EXERCISE:
Lines that contain the string "matplotlib" are to be copied; leave out all others.

AVAILABLE RECORDS:
>>>

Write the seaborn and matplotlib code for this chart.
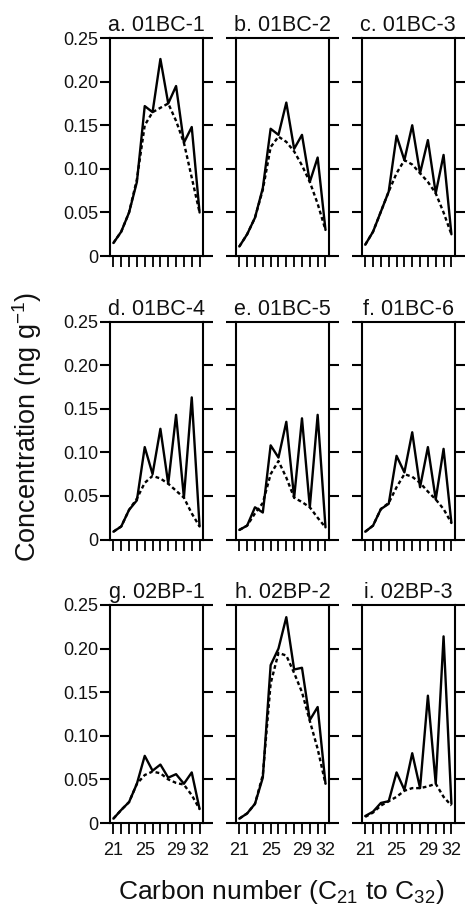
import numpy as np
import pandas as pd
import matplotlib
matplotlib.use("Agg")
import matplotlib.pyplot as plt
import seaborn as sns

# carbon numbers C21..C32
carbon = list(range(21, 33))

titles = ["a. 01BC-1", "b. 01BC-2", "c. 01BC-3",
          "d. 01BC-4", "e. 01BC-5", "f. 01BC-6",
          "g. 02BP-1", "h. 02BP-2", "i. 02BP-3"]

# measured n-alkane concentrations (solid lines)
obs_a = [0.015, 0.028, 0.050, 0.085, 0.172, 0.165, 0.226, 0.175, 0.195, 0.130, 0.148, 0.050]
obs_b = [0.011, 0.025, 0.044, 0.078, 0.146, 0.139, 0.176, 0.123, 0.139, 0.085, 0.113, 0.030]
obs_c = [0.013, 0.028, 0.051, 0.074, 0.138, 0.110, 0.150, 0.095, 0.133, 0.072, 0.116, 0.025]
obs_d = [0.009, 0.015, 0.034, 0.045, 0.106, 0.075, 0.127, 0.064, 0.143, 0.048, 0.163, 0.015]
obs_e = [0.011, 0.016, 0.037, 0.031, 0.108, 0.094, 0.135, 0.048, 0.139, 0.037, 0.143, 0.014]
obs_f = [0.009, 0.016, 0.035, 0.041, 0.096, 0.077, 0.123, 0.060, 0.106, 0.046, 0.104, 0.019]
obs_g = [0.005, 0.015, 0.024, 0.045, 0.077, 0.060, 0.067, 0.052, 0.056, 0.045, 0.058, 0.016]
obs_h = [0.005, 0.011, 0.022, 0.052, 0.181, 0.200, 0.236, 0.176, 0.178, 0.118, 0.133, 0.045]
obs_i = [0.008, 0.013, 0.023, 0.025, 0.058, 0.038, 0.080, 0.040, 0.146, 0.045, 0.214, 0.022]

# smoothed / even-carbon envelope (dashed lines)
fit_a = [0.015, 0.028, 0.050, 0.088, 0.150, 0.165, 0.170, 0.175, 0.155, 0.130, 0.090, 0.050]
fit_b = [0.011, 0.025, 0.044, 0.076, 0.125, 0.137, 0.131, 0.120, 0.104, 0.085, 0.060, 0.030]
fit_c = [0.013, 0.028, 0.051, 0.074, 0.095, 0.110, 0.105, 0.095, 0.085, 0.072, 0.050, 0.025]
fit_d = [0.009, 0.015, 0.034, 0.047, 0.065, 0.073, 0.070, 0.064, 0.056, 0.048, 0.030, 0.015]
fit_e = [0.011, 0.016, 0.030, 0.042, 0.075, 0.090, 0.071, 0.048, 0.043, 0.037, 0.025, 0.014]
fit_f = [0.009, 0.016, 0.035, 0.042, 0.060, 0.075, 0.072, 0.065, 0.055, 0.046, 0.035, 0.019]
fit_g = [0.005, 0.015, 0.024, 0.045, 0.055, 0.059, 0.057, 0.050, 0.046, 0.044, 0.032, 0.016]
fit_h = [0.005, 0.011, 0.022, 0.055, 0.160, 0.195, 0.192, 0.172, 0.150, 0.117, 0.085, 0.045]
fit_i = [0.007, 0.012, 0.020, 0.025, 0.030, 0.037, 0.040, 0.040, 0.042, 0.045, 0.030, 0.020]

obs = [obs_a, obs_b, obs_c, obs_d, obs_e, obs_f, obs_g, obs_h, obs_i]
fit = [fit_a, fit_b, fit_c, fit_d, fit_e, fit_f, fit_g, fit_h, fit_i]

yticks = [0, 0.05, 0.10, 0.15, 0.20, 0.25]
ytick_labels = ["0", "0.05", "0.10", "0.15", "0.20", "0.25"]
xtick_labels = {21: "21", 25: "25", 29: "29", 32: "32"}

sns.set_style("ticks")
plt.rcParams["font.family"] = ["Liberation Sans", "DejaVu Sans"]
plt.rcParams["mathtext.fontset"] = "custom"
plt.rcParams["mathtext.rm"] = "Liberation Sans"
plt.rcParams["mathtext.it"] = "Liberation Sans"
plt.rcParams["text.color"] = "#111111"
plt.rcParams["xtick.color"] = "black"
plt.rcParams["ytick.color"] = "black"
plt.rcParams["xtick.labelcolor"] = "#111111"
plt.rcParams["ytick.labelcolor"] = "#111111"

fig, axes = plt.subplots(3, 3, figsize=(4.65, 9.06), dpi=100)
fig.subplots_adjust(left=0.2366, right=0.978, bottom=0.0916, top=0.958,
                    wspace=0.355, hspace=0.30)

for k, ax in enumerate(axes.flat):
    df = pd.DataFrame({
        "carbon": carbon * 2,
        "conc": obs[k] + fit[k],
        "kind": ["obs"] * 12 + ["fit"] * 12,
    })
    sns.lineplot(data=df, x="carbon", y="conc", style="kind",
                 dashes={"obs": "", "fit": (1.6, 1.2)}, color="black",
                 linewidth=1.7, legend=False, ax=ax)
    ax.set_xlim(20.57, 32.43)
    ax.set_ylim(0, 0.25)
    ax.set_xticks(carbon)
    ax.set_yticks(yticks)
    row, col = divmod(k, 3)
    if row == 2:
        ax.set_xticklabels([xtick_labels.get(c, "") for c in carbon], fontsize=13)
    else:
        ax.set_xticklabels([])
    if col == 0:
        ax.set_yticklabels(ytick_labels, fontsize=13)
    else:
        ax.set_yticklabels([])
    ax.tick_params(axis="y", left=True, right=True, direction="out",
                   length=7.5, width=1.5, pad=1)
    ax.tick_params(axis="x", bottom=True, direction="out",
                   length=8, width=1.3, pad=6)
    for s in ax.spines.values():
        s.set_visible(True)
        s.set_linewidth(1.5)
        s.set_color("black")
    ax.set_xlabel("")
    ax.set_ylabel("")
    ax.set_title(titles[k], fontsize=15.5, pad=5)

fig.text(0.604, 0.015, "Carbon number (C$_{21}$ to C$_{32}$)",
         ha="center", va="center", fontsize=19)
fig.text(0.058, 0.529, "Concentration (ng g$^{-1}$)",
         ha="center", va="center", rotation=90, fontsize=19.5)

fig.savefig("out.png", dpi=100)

<<<
>>>

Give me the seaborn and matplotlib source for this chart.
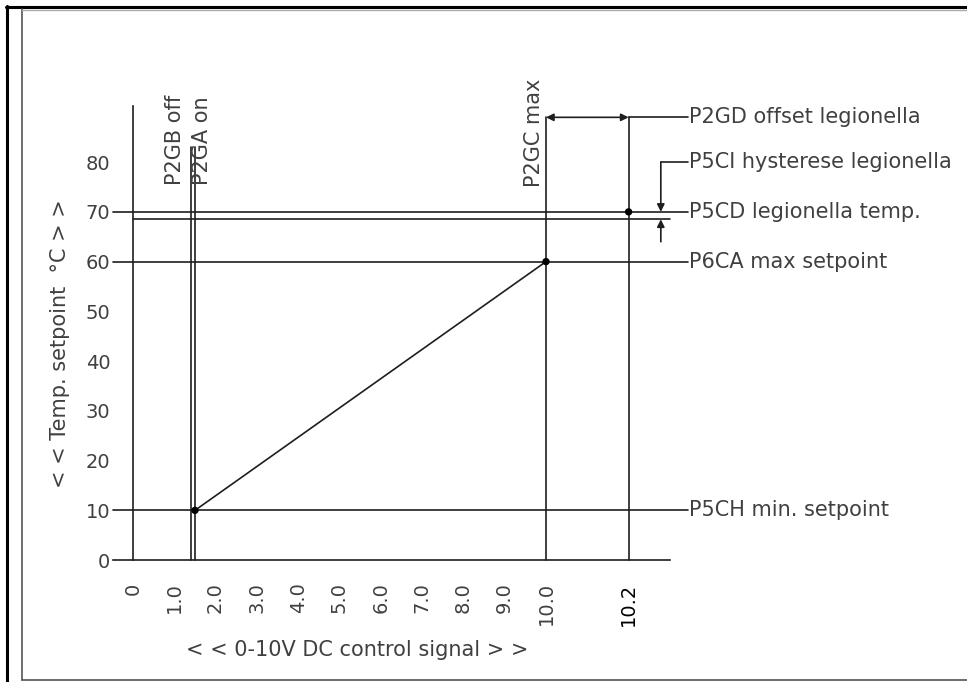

<<<

RESULT:
Write the seaborn and matplotlib code for this chart.
import matplotlib
matplotlib.use("Agg")
import matplotlib.pyplot as plt
Give me the seaborn and matplotlib source for this chart.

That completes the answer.